To be done: Copy out all the lines exactly. Omit pictures.

Recorded information:
# # # # #

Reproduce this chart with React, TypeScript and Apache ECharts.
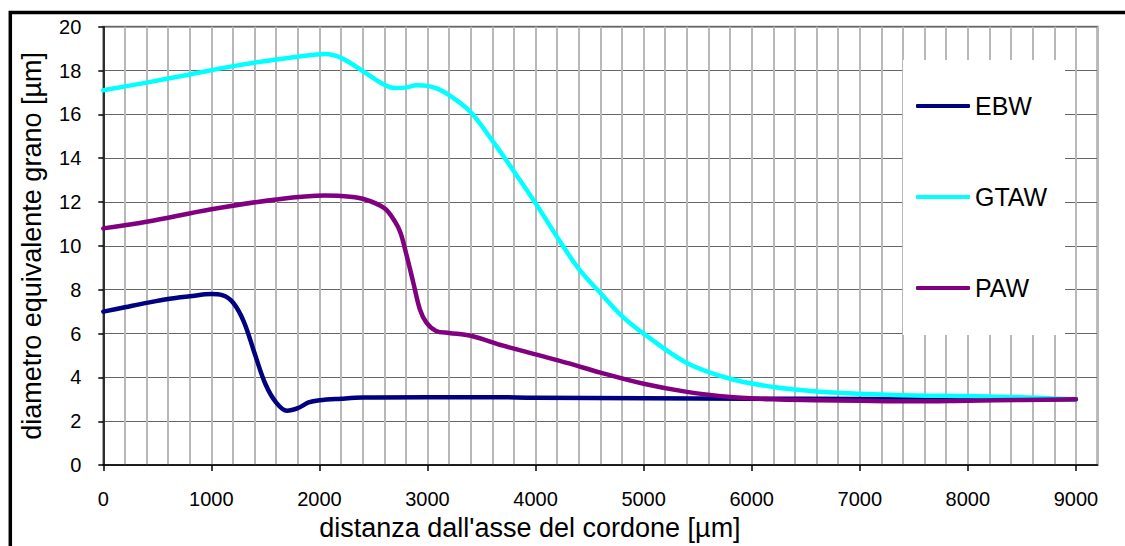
import React, { useEffect, useRef } from "react";
import * as echarts from "echarts";

// ---- data ----
const seriesNames = ["EBW", "GTAW", "PAW"];
const seriesColors = ["#000080", "#00FFFF", "#800080"];

const xTickLabels = [0, 1000, 2000, 3000, 4000, 5000, 6000, 7000, 8000, 9000];

const ebwX = [0, 200, 400, 600, 800, 1000, 1100, 1200, 1300, 1400, 1500, 1600, 1700, 1800, 1900, 2000, 2200, 2400, 3000, 3600, 4000, 5000, 6000, 7000, 8000, 9000];
const ebwY = [7.0, 7.2, 7.4, 7.58, 7.7, 7.8, 7.75, 7.42, 6.55, 5.1, 3.7, 2.85, 2.48, 2.6, 2.86, 2.96, 3.03, 3.08, 3.1, 3.1, 3.07, 3.05, 3.03, 3.02, 3.0, 3.0];

const gtawX = [0, 400, 800, 1200, 1600, 1800, 2050, 2200, 2400, 2600, 2700, 2800, 2900, 3000, 3100, 3200, 3400, 3600, 3800, 4000, 4200, 4400, 4600, 4800, 5000, 5400, 5800, 6200, 6600, 7000, 7500, 8000, 8500, 9000];
const gtawY = [17.1, 17.45, 17.82, 18.2, 18.5, 18.63, 18.75, 18.58, 17.98, 17.35, 17.2, 17.22, 17.33, 17.3, 17.15, 16.88, 16.1, 14.8, 13.4, 11.95, 10.4, 8.95, 7.85, 6.8, 6.0, 4.66, 3.94, 3.56, 3.36, 3.26, 3.18, 3.15, 3.1, 3.0];

const pawX = [0, 400, 1000, 1600, 2050, 2200, 2400, 2600, 2700, 2750, 2800, 2870, 2930, 2990, 3080, 3200, 3400, 3700, 4000, 4300, 4600, 5000, 5400, 5800, 6200, 6600, 7000, 7500, 8000, 8500, 9000];
const pawY = [10.8, 11.1, 11.67, 12.12, 12.3, 12.28, 12.15, 11.72, 11.1, 10.6, 9.7, 8.3, 7.1, 6.5, 6.12, 6.03, 5.9, 5.45, 5.05, 4.65, 4.22, 3.71, 3.34, 3.11, 3.0, 2.96, 2.93, 2.91, 2.94, 2.97, 3.0];

const seriesX = [ebwX, gtawX, pawX];
const seriesY = [ebwY, gtawY, pawY];

const xTitle = "distanza dall'asse del cordone [µm]";
const yTitle = "diametro equivalente grano [µm]";

const FONT = "'Liberation Sans', Arial, sans-serif";

export default function App() {
  const ref = useRef<HTMLDivElement>(null);

  useEffect(() => {
    if (!ref.current) return;
    const chart = echarts.init(ref.current, null, { renderer: "svg" });

    const series = seriesNames.map((name, i) => ({
      name,
      type: "line",
      xAxisIndex: 0,
      yAxisIndex: 0,
      data: seriesX[i].map((x, j) => [x, seriesY[i][j]]),
      showSymbol: false,
      symbol: "none",
      smooth: 0.35,
      lineStyle: { color: seriesColors[i], width: 4.5, cap: "round", join: "round" },
      itemStyle: { color: seriesColors[i] },
      z: 3,
    }));

    chart.setOption({
      animation: false,
      textStyle: { fontFamily: FONT, color: "#000" },
      grid: {
        left: 103.3,
        top: 26.7,
        right: 27.5,
        bottom: 75.3,
        show: true,
        borderColor: "#808080",
        borderWidth: 2,
        containLabel: false,
      },
      graphic: [
        {
          type: "rect",
          z: 1,
          shape: { x: 903, y: 60, width: 162, height: 275 },
          style: { fill: "#ffffff" },
        },
        {
          type: "rect",
          z: 10,
          shape: { x: 10.3, y: 12.5, width: 1300, height: 700 },
          style: { fill: "none", stroke: "#000", lineWidth: 3.5 },
        },
      ],
      legend: {
        data: seriesNames,
        orient: "vertical",
        left: 916,
        top: 93,
        padding: 0,
        itemWidth: 54,
        itemHeight: 4,
        itemGap: 65,
        icon: "roundRect",
        selectedMode: false,
        textStyle: { fontSize: 25, lineHeight: 26, color: "#000", fontFamily: FONT, padding: [0, 0, 0, 0] },
      },
      xAxis: [
        {
          type: "value",
          position: "bottom",
          min: 0,
          max: 9200,
          interval: 200,
          name: xTitle,
          nameLocation: "middle",
          nameGap: 47,
          nameTextStyle: { fontSize: 27, color: "#000", fontFamily: FONT, padding: [0, 141, 0, 0] },
          axisLine: { show: true, onZero: false, lineStyle: { color: "#000", width: 1.5 } },
          axisTick: { show: true, customValues: xTickLabels, length: 6, lineStyle: { color: "#000", width: 1.5 } },
          axisLabel: {
            customValues: xTickLabels,
            fontSize: 20,
            margin: 24,
            color: "#000",
            fontFamily: FONT,
            formatter: (v: number) => String(v),
          },
          splitLine: { show: false },
          z: 2,
        },
        {
          type: "value",
          position: "bottom",
          min: 0,
          max: 9200,
          interval: 200,
          axisLine: { show: false },
          axisTick: { show: false },
          axisLabel: { show: false },
          splitLine: { show: true, lineStyle: { color: "#b8b8b8", width: 2 } },
          z: 0,
        },
      ],
      yAxis: {
        type: "value",
        min: 0,
        max: 20,
        interval: 2,
        name: yTitle,
        nameLocation: "middle",
        nameGap: 58,
        nameTextStyle: { fontSize: 27, color: "#000", fontFamily: FONT },
        axisLine: { show: true, onZero: false, lineStyle: { color: "#000", width: 1.5 } },
        axisTick: { show: true, length: 5, lineStyle: { color: "#000", width: 1.5 } },
        axisLabel: { fontSize: 20, margin: 22, color: "#000", fontFamily: FONT },
        splitLine: { show: true, lineStyle: { color: "#666666", width: 1.2 } },
      },
      series,
    });

    return () => chart.dispose();
  }, []);

  return (
    <div
      ref={ref}
      style={{ position: "absolute", left: 0, top: 0, width: 1125, height: 546, background: "#ffffff" }}
    />
  );
}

# # # # #

Response to this exercise:
Reproduce this chart with React, TypeScript and Apache ECharts.
import React, { useEffect, useRef } from "react";
import * as echarts from "echarts";

// ---- data ----
const seriesNames = ["EBW", "GTAW", "PAW"];
const seriesColors = ["#000080", "#00FFFF", "#800080"];

const xTickLabels = [0, 1000, 2000, 3000, 4000, 5000, 6000, 7000, 8000, 9000];

const ebwX = [0, 200, 400, 600, 800, 1000, 1100, 1200, 1300, 1400, 1500, 1600, 1700, 1800, 1900, 2000, 2200, 2400, 3000, 3600, 4000, 5000, 6000, 7000, 8000, 9000];
const ebwY = [7.0, 7.2, 7.4, 7.58, 7.7, 7.8, 7.75, 7.42, 6.55, 5.1, 3.7, 2.85, 2.48, 2.6, 2.86, 2.96, 3.03, 3.08, 3.1, 3.1, 3.07, 3.05, 3.03, 3.02, 3.0, 3.0];

const gtawX = [0, 400, 800, 1200, 1600, 1800, 2050, 2200, 2400, 2600, 2700, 2800, 2900, 3000, 3100, 3200, 3400, 3600, 3800, 4000, 4200, 4400, 4600, 4800, 5000, 5400, 5800, 6200, 6600, 7000, 7500, 8000, 8500, 9000];
const gtawY = [17.1, 17.45, 17.82, 18.2, 18.5, 18.63, 18.75, 18.58, 17.98, 17.35, 17.2, 17.22, 17.33, 17.3, 17.15, 16.88, 16.1, 14.8, 13.4, 11.95, 10.4, 8.95, 7.85, 6.8, 6.0, 4.66, 3.94, 3.56, 3.36, 3.26, 3.18, 3.15, 3.1, 3.0];

const pawX = [0, 400, 1000, 1600, 2050, 2200, 2400, 2600, 2700, 2750, 2800, 2870, 2930, 2990, 3080, 3200, 3400, 3700, 4000, 4300, 4600, 5000, 5400, 5800, 6200, 6600, 7000, 7500, 8000, 8500, 9000];
const pawY = [10.8, 11.1, 11.67, 12.12, 12.3, 12.28, 12.15, 11.72, 11.1, 10.6, 9.7, 8.3, 7.1, 6.5, 6.12, 6.03, 5.9, 5.45, 5.05, 4.65, 4.22, 3.71, 3.34, 3.11, 3.0, 2.96, 2.93, 2.91, 2.94, 2.97, 3.0];

const seriesX = [ebwX, gtawX, pawX];
const seriesY = [ebwY, gtawY, pawY];

const xTitle = "distanza dall'asse del cordone [µm]";
const yTitle = "diametro equivalente grano [µm]";

const FONT = "'Liberation Sans', Arial, sans-serif";

export default function App() {
  const ref = useRef<HTMLDivElement>(null);

  useEffect(() => {
    if (!ref.current) return;
    const chart = echarts.init(ref.current, null, { renderer: "svg" });

    const series = seriesNames.map((name, i) => ({
      name,
      type: "line",
      xAxisIndex: 0,
      yAxisIndex: 0,
      data: seriesX[i].map((x, j) => [x, seriesY[i][j]]),
      showSymbol: false,
      symbol: "none",
      smooth: 0.35,
      lineStyle: { color: seriesColors[i], width: 4.5, cap: "round", join: "round" },
      itemStyle: { color: seriesColors[i] },
      z: 3,
    }));

    chart.setOption({
      animation: false,
      textStyle: { fontFamily: FONT, color: "#000" },
      grid: {
        left: 103.3,
        top: 26.7,
        right: 27.5,
        bottom: 75.3,
        show: true,
        borderColor: "#808080",
        borderWidth: 2,
        containLabel: false,
      },
      graphic: [
        {
          type: "rect",
          z: 1,
          shape: { x: 903, y: 60, width: 162, height: 275 },
          style: { fill: "#ffffff" },
        },
        {
          type: "rect",
          z: 10,
          shape: { x: 10.3, y: 12.5, width: 1300, height: 700 },
          style: { fill: "none", stroke: "#000", lineWidth: 3.5 },
        },
      ],
      legend: {
        data: seriesNames,
        orient: "vertical",
        left: 916,
        top: 93,
        padding: 0,
        itemWidth: 54,
        itemHeight: 4,
        itemGap: 65,
        icon: "roundRect",
        selectedMode: false,
        textStyle: { fontSize: 25, lineHeight: 26, color: "#000", fontFamily: FONT, padding: [0, 0, 0, 0] },
      },
      xAxis: [
        {
          type: "value",
          position: "bottom",
          min: 0,
          max: 9200,
          interval: 200,
          name: xTitle,
          nameLocation: "middle",
          nameGap: 47,
          nameTextStyle: { fontSize: 27, color: "#000", fontFamily: FONT, padding: [0, 141, 0, 0] },
          axisLine: { show: true, onZero: false, lineStyle: { color: "#000", width: 1.5 } },
          axisTick: { show: true, customValues: xTickLabels, length: 6, lineStyle: { color: "#000", width: 1.5 } },
          axisLabel: {
            customValues: xTickLabels,
            fontSize: 20,
            margin: 24,
            color: "#000",
            fontFamily: FONT,
            formatter: (v: number) => String(v),
          },
          splitLine: { show: false },
          z: 2,
        },
        {
          type: "value",
          position: "bottom",
          min: 0,
          max: 9200,
          interval: 200,
          axisLine: { show: false },
          axisTick: { show: false },
          axisLabel: { show: false },
          splitLine: { show: true, lineStyle: { color: "#b8b8b8", width: 2 } },
          z: 0,
        },
      ],
      yAxis: {
        type: "value",
        min: 0,
        max: 20,
        interval: 2,
        name: yTitle,
        nameLocation: "middle",
        nameGap: 58,
        nameTextStyle: { fontSize: 27, color: "#000", fontFamily: FONT },
        axisLine: { show: true, onZero: false, lineStyle: { color: "#000", width: 1.5 } },
        axisTick: { show: true, length: 5, lineStyle: { color: "#000", width: 1.5 } },
        axisLabel: { fontSize: 20, margin: 22, color: "#000", fontFamily: FONT },
        splitLine: { show: true, lineStyle: { color: "#666666", width: 1.2 } },
      },
      series,
    });

    return () => chart.dispose();
  }, []);

  return (
    <div
      ref={ref}
      style={{ position: "absolute", left: 0, top: 0, width: 1125, height: 546, background: "#ffffff" }}
    />
  );
}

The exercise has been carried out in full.